Dilfer took the blame for his fumble, too, calling it "a crucial mistake." Despite believing he played well Sunday, he said he couldn't argue with Wyche's decision and anticipates Weldon receiving some consideration for next week's start against Jacksonville at Tampa Stadium.

"To get yanked in the third quarter, with the score tied, I think he has just as much confidence in Casey as he probably has in me at this point," said Dilfer, who also left the game briefly in the third quarter after being hit in the throat by defensive tackle Henry Thomas. "I'm sure there's going to be some thought about starting Casey. If there is, I'll prepare as if I was the starter."

Wyche did not discuss his quarterback options, other than saying he never makes snap post-game judgments on personnel decisions.

No matter who directs the offense next week, the good news was that the Bucs finally had an offense to direct against the Lions (4-6). Tampa Bay scored three offensive touchdowns for the first time since opening day, although the final score was set up by a blocked punt by Curtis Buckley.

All three Bucs touchdowns came on the ground, as Rhett ran 25 times for a season-high 144 yards (the eighth-best day in team history), backup Jerry Ellison had four rushes for a season-high 39 yards and his first two NFL touchdowns (36 and 1 yards), and Dilfer chipped in with a 7-yard first-quarter score, his second rushing touchdown in two games.

Tampa Bay's offense clicked for season highs in points (24), total yards (411), rushing yards (190), first downs (26), and longest run (36 by Ellison). The Bucs' 250 yards passing were just 5 yards fewer than their season-best showing at Cleveland.

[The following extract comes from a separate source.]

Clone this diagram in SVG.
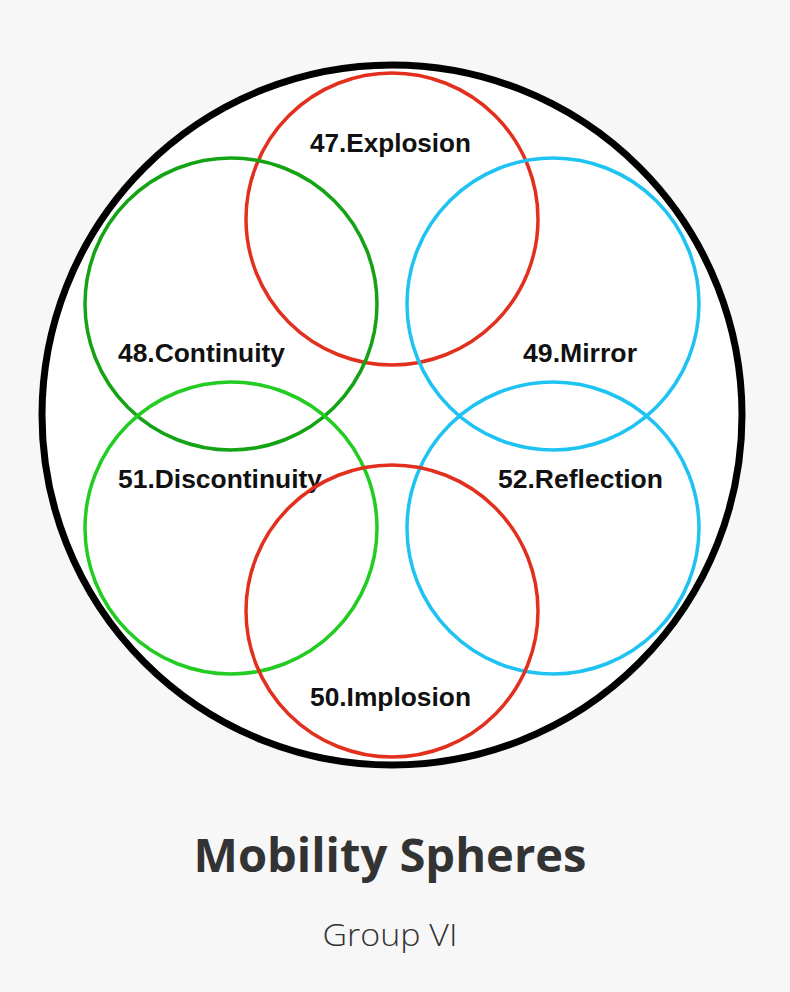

But most of that damage came in the first half, when the Bucs scored a season-high 17 points and for the first time scored two offensive touchdowns in the opening two quarters.

The heroes for Detroit were free safety Willie Clay (two interceptions) and receivers Brett Perriman (10 catches for 125 yards) and Herman Moore (9, 104). The receiving duo combined for all but two of quarterback Scott Mitchell's 21 completions in 34 attempts.

Tampa Bay's defense allowed three offensive touchdowns for just the second time all season, and gave up its initial first-quarter touchdown of the year on Sloan's 17-yarder.

But will the sliding Bucs give up a season that just four weeks ago looked like it would reach new heights?

"I remember when we were 5-2," Dilfer said. "I said, "You know every year there seems like there's a team that starts off hot and then just goes in the dumps.' We've got to do everything we can so it's not us.

"But I really believe in the character of this football team. I don't think we're going to be that team that starts that slide that never ends."